Records:
--- Begin ---

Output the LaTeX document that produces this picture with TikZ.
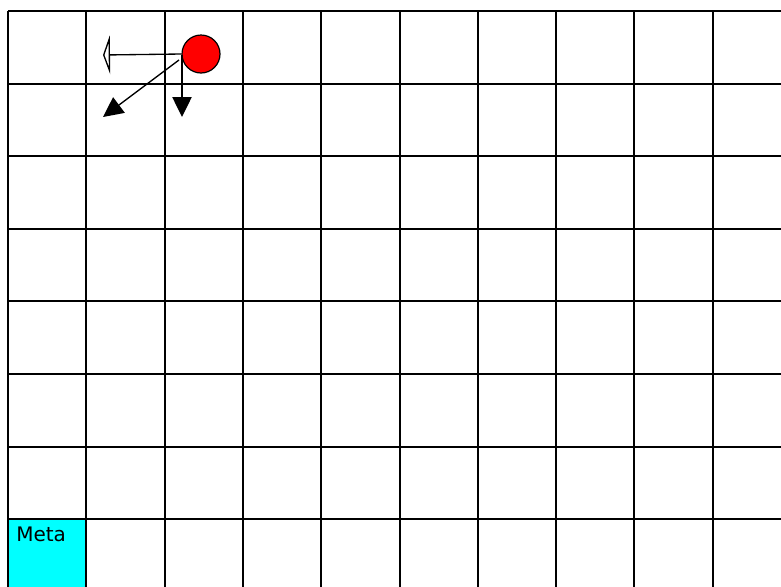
\documentclass[tikz,border=0pt]{standalone}
\usepackage{fontspec}
\setmainfont{DejaVu Sans}
\usetikzlibrary{arrows.meta}
\definecolor{goalcyan}{RGB}{0,255,255}
\definecolor{ballred}{RGB}{255,0,0}
\tikzset{
  gridline/.style={line width=1.5pt, black},
  goal/.style={fill=goalcyan, draw=none},
  ball/.style={circle, fill=ballred, draw=black, line width=0.9pt, minimum size=28.5pt, inner sep=0pt},
  movearrow/.style={line width=1pt, black},
  openhead/.style={-{Triangle[open, length=5.25pt, width=29pt, line width=1pt]}},
  fullhead/.style={-{Triangle[length=15pt, width=14.5pt]}},
  goaltext/.style={anchor=base west, inner sep=0pt, font=\fontsize{15pt}{18pt}\selectfont}
}
\begin{document}
\begin{tikzpicture}[x=0.75pt, y=-0.75pt]
\useasboundingbox (0,0) rectangle (781,586);
\begin{scope}
\clip (0,0) rectangle (781,586);
\fill[goal] (8,519.2) rectangle (86.3,600);
\foreach \i in {0,...,10} {
  \draw[gridline] ({8+78.3*\i},11) -- ({8+78.3*\i},600);
}
\foreach \j in {0,...,8} {
  \draw[gridline] (8,{11+72.6*\j}) -- (800,{11+72.6*\j});
}
\end{scope}
\node[goaltext] (meta) at (16,541) {Meta};
\node[ball] (robot) at (201,54) {};
\coordinate (leftend) at (103,55);
\coordinate (diagstart) at (179,60);
\coordinate (diagend) at (103,117);
\coordinate (downstart) at (182,55);
\coordinate (downend) at (182,117);
\draw[movearrow, openhead] (robot.west) -- (leftend);
\draw[movearrow, fullhead] (diagstart) -- (diagend);
\draw[movearrow, fullhead] (downstart) -- (downend);
\end{tikzpicture}
\end{document}
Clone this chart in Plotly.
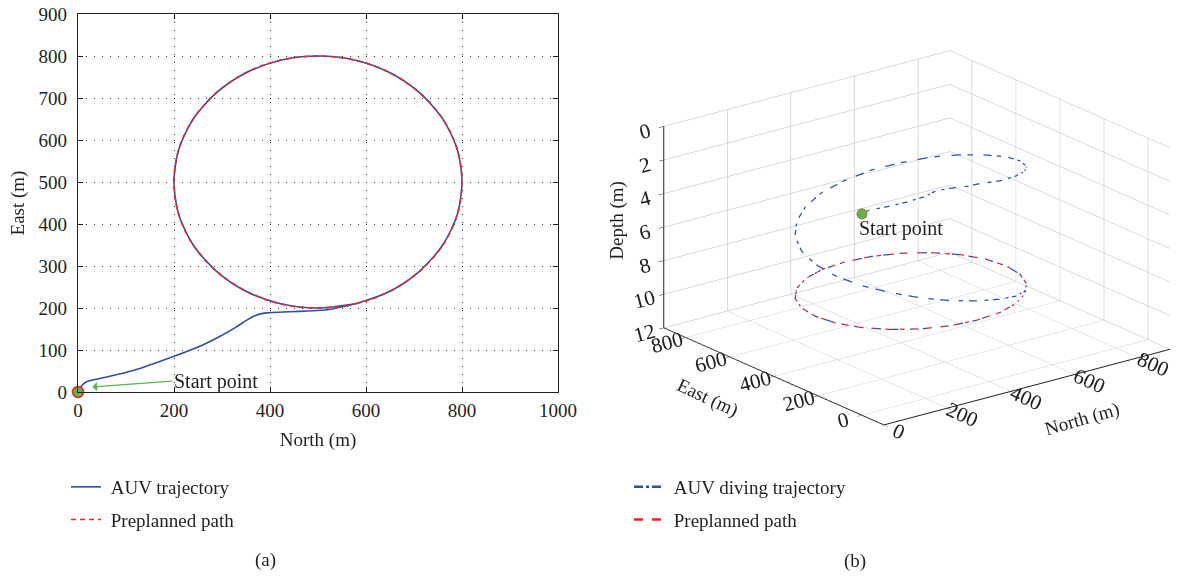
import plotly.graph_objects as go

W, H = 1180, 576
FONT = "Liberation Serif"
BLUE = "#2f4fa6"
RED = "#f0222a"
GREEN = "#5cb548"
INK = "#231f20"

# ---------------- panel (a): plan view ----------------
auv_north = [0, 5, 17, 45, 115, 200, 260, 300, 330, 350, 365, 380, 400, 440, 480,
             520, 560,
             578, 650, 712, 760, 790, 800, 790, 760, 712, 650, 578, 500, 422,
             350, 288, 240, 210, 200, 210, 240, 288, 350, 422, 500, 578]
auv_east = [0, 12, 24, 32, 51, 85, 112, 135, 155, 170, 180, 186, 189, 191, 193,
            196, 205,
            210, 240, 288, 350, 422, 500, 578, 650, 712, 760, 790, 800, 790,
            760, 712, 650, 578, 500, 422, 350, 288, 240, 210, 200, 210]

plan_north = [500, 578, 650, 712, 760, 790, 800, 790, 760, 712, 650, 578, 500,
              422, 350, 288, 240, 210, 200, 210, 240, 288, 350, 422, 500]
plan_east = [200, 210, 240, 288, 350, 422, 500, 578, 650, 712, 760, 790, 800,
             790, 760, 712, 650, 578, 500, 422, 350, 288, 240, 210, 200]

start_2d = (0, 0)
arrow_tip = (30, 12)
label_pos = (196, 26)

x_ticks_2d = [0, 200, 400, 600, 800, 1000]
y_ticks_2d = [0, 100, 200, 300, 400, 500, 600, 700, 800, 900]

# ---------------- panel (b): 3-D view ----------------
dive_north = [0, 45, 115, 200, 282, 351, 400, 463,
              500, 578, 650, 712, 760, 790, 800, 790, 760, 712, 650, 578,
              500, 422, 350, 288, 240, 210, 200, 210, 240, 288, 350, 422,
              500, 578, 650, 712, 760, 790, 800, 790, 760, 712, 650, 578,
              500, 422, 350, 288, 240, 210, 200, 210, 240, 288, 350, 422,
              500, 578, 650]
dive_east = [0, 32, 51, 85, 122, 172, 189, 192,
             200, 210, 240, 288, 350, 422, 500, 578, 650, 712, 760, 790,
             800, 790, 760, 712, 650, 578, 500, 422, 350, 288, 240, 210,
             200, 210, 240, 288, 350, 422, 500, 578, 650, 712, 760, 790,
             800, 790, 760, 712, 650, 578, 500, 422, 350, 288, 240, 210,
             200, 210, 240]
dive_depth = [0.0, 0.2, 0.45, 0.8, 1.1, 1.4, 1.6, 1.8,
              1.9, 2.15, 2.4, 2.7, 3.0, 3.25, 3.5, 3.8, 4.05, 4.3, 4.6, 4.85,
              5.15, 5.4, 5.7, 6.0, 6.3, 6.6, 6.9, 7.2, 7.5, 7.8, 8.15, 8.5,
              8.85, 9.2, 9.55, 9.85, 10.0, 10.0, 10.0, 10.0, 10.0, 10.0, 10.0, 10.0,
              10.0, 10.0, 10.0, 10.0, 10.0, 10.0, 10.0, 10.0, 10.0, 10.0, 10.0, 10.0,
              10.0, 10.0, 10.0]
plan_depth = [10.0] * len(plan_north)
start_3d = (0, 0, 0)

n_range_3d = [0, 900]
e_range_3d = [-100, 900]
d_range_3d = [0, 12]
n_ticks_3d = [0, 200, 400, 600, 800]
e_ticks_3d = [0, 200, 400, 600, 800]
d_ticks_3d = [0, 2, 4, 6, 8, 10, 12]

NB = "\u00a0"

fig = go.Figure()

# (a) traces
fig.add_trace(go.Scatter(x=auv_north, y=auv_east, mode="lines",
                         line=dict(color=BLUE, width=1.6, shape="spline", smoothing=0.8),
                         name=NB + "AUV trajectory", legend="legend", legendgroup="a1"))
fig.add_trace(go.Scatter(x=plan_north, y=plan_east, mode="lines",
                         line=dict(color=RED, width=1.6, dash="5px,4px", shape="spline", smoothing=1.0),
                         name=NB + "Preplanned path", legend="legend", legendgroup="a2"))
fig.add_trace(go.Scatter(x=[start_2d[0]], y=[start_2d[1]], mode="markers",
                         marker=dict(color=GREEN, size=11, line=dict(color=RED, width=1.5)),
                         showlegend=False, cliponaxis=False))

# (b) traces
fig.add_trace(go.Scatter3d(x=dive_north, y=dive_east, z=[-d for d in dive_depth],
                           mode="lines", line=dict(color=BLUE, width=2.5, dash="dashdot"),
                           name=NB + "AUV diving trajectory", legend="legend2", legendgroup="b1",
                           scene="scene"))
fig.add_trace(go.Scatter3d(x=plan_north, y=plan_east, z=[-d for d in plan_depth],
                           mode="lines", line=dict(color=RED, width=2.5, dash="dash"),
                           name=NB + "Preplanned path", legend="legend2", legendgroup="b2",
                           scene="scene"))
fig.add_trace(go.Scatter3d(x=[start_3d[0]], y=[start_3d[1]], z=[-start_3d[2]],
                           mode="markers",
                           marker=dict(color=GREEN, size=6, line=dict(color=RED, width=2)),
                           showlegend=False, scene="scene"))

axis_font = dict(family=FONT, size=19, color=INK)
font3d = dict(family=FONT, size=16, color=INK)
title3d = dict(family=FONT, size=19, color=INK)
grid_dash = "1px,7px"

# camera: view direction (azimuth ~232 deg, elevation ~20 deg), shifted look-at point
view_dir = (-0.5754, -0.7432, 0.3414)
cam_center = (-0.103, 0.093, 0.030)
D = 2.0
axis3d = dict(showbackground=False, gridcolor="rgba(0,0,0,0.28)", gridwidth=1,
              zeroline=False, showline=True, linecolor=INK, linewidth=2,
              ticks="outside", ticklen=6, tickcolor=INK, tickfont=font3d,
              showspikes=False, title=dict(text=""))

n_mid = 600
e_mid = 400
d_mid = 6

fig.update_layout(
    template="none",
    width=W, height=H,
    margin=dict(l=0, r=0, t=0, b=0, autoexpand=False),
    paper_bgcolor="white", plot_bgcolor="white",
    font=dict(family=FONT, size=19, color=INK),
    xaxis=dict(domain=[78 / W, 558 / W], range=[0, 1000], tickvals=x_ticks_2d,
               automargin=False,
               showgrid=True, gridcolor="#333333", griddash=grid_dash, gridwidth=1,
               zeroline=False, showline=True, linecolor=INK, linewidth=1.2,
               mirror="allticks", ticks="inside", ticklen=5, tickcolor=INK,
               tickfont=axis_font, ticklabelstandoff=1,
               title=dict(text="North (m)", font=dict(family=FONT, size=19), standoff=12)),
    yaxis=dict(domain=[(H - 392) / H, (H - 14) / H], range=[0, 900], tickvals=y_ticks_2d,
               automargin=False,
               showgrid=True, gridcolor="#333333", griddash=grid_dash, gridwidth=1,
               zeroline=False, showline=True, linecolor=INK, linewidth=1.2,
               mirror="allticks", ticks="inside", ticklen=5, tickcolor=INK,
               tickfont=axis_font, ticklabelstandoff=6,
               title=dict(text="East (m)", font=dict(family=FONT, size=19), standoff=8)),
    legend=dict(x=66 / W, y=(H - 468) / H, xanchor="left", yanchor="top",
                bgcolor="rgba(0,0,0,0)", itemwidth=30, tracegroupgap=5,
                font=dict(family=FONT, size=19, color=INK)),
    legend2=dict(x=629 / W, y=(H - 468) / H, xanchor="left", yanchor="top",
                 bgcolor="rgba(0,0,0,0)", itemwidth=30, tracegroupgap=5,
                 font=dict(family=FONT, size=19, color=INK)),
    scene=dict(
        domain=dict(x=[0.5, 1.0], y=[0.2, 1.0]),
        aspectmode="manual", aspectratio=dict(x=1.57, y=1.56, z=0.93),
        camera=dict(projection=dict(type="orthographic"),
                    eye=dict(x=cam_center[0] + view_dir[0] * D,
                             y=cam_center[1] + view_dir[1] * D,
                             z=cam_center[2] + view_dir[2] * D),
                    center=dict(x=cam_center[0], y=cam_center[1], z=cam_center[2]),
                    up=dict(x=0, y=0, z=1)),
        xaxis=dict(range=n_range_3d, tickvals=n_ticks_3d, **axis3d),
        yaxis=dict(range=e_range_3d, tickvals=e_ticks_3d, **axis3d),
        zaxis=dict(range=[-d_range_3d[1], -d_range_3d[0]], tickvals=[-d for d in d_ticks_3d],
                   ticktext=[str(d) for d in d_ticks_3d], **axis3d),
        annotations=[
            dict(x=start_3d[0], y=start_3d[1], z=-start_3d[2], text="Start point",
                 showarrow=False, xanchor="left", yanchor="top", xshift=-5, yshift=-1,
                 font=dict(family=FONT, size=20, color=INK)),
            dict(x=n_range_3d[0], y=e_range_3d[1], z=-d_mid, text="Depth (m)",
                 showarrow=False, textangle=-90, xshift=-47, yshift=7, font=title3d),
            dict(x=n_range_3d[0], y=e_mid, z=-d_range_3d[1], text="East (m)",
                 showarrow=False, textangle=25, xshift=-66, yshift=-22, font=title3d),
            dict(x=n_mid, y=e_range_3d[0], z=-d_range_3d[1], text="North (m)",
                 showarrow=False, textangle=-16, xshift=8, yshift=-45, font=title3d),
        ],
    ),
    annotations=[
        dict(x=arrow_tip[0], y=arrow_tip[1], ax=label_pos[0], ay=label_pos[1],
             xref="x", yref="y", axref="x", ayref="y", text="Start point",
             showarrow=True, arrowhead=1, arrowsize=1.2, arrowwidth=1.3, arrowcolor=GREEN,
             xanchor="left", font=dict(family=FONT, size=20, color=INK)),
        dict(x=265 / W, y=(H - 560) / H, xref="paper", yref="paper", text="(a)",
             xanchor="center", yanchor="middle",
             showarrow=False, font=dict(family=FONT, size=19, color=INK)),
        dict(x=855 / W, y=(H - 561) / H, xref="paper", yref="paper", text="(b)",
             xanchor="center", yanchor="middle",
             showarrow=False, font=dict(family=FONT, size=19, color=INK)),
    ],
)

fig.write_html("out.html")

--- End ---

AIM. From the records above, copy only the lines running from the line holding "Clone this chart in Plotly." through the line holding "700, 800, 900]", with no pictures.

EXERCISE SOLUTION.
Clone this chart in Plotly.
import plotly.graph_objects as go

W, H = 1180, 576
FONT = "Liberation Serif"
BLUE = "#2f4fa6"
RED = "#f0222a"
GREEN = "#5cb548"
INK = "#231f20"

# ---------------- panel (a): plan view ----------------
auv_north = [0, 5, 17, 45, 115, 200, 260, 300, 330, 350, 365, 380, 400, 440, 480,
             520, 560,
             578, 650, 712, 760, 790, 800, 790, 760, 712, 650, 578, 500, 422,
             350, 288, 240, 210, 200, 210, 240, 288, 350, 422, 500, 578]
auv_east = [0, 12, 24, 32, 51, 85, 112, 135, 155, 170, 180, 186, 189, 191, 193,
            196, 205,
            210, 240, 288, 350, 422, 500, 578, 650, 712, 760, 790, 800, 790,
            760, 712, 650, 578, 500, 422, 350, 288, 240, 210, 200, 210]

plan_north = [500, 578, 650, 712, 760, 790, 800, 790, 760, 712, 650, 578, 500,
              422, 350, 288, 240, 210, 200, 210, 240, 288, 350, 422, 500]
plan_east = [200, 210, 240, 288, 350, 422, 500, 578, 650, 712, 760, 790, 800,
             790, 760, 712, 650, 578, 500, 422, 350, 288, 240, 210, 200]

start_2d = (0, 0)
arrow_tip = (30, 12)
label_pos = (196, 26)

x_ticks_2d = [0, 200, 400, 600, 800, 1000]
y_ticks_2d = [0, 100, 200, 300, 400, 500, 600, 700, 800, 900]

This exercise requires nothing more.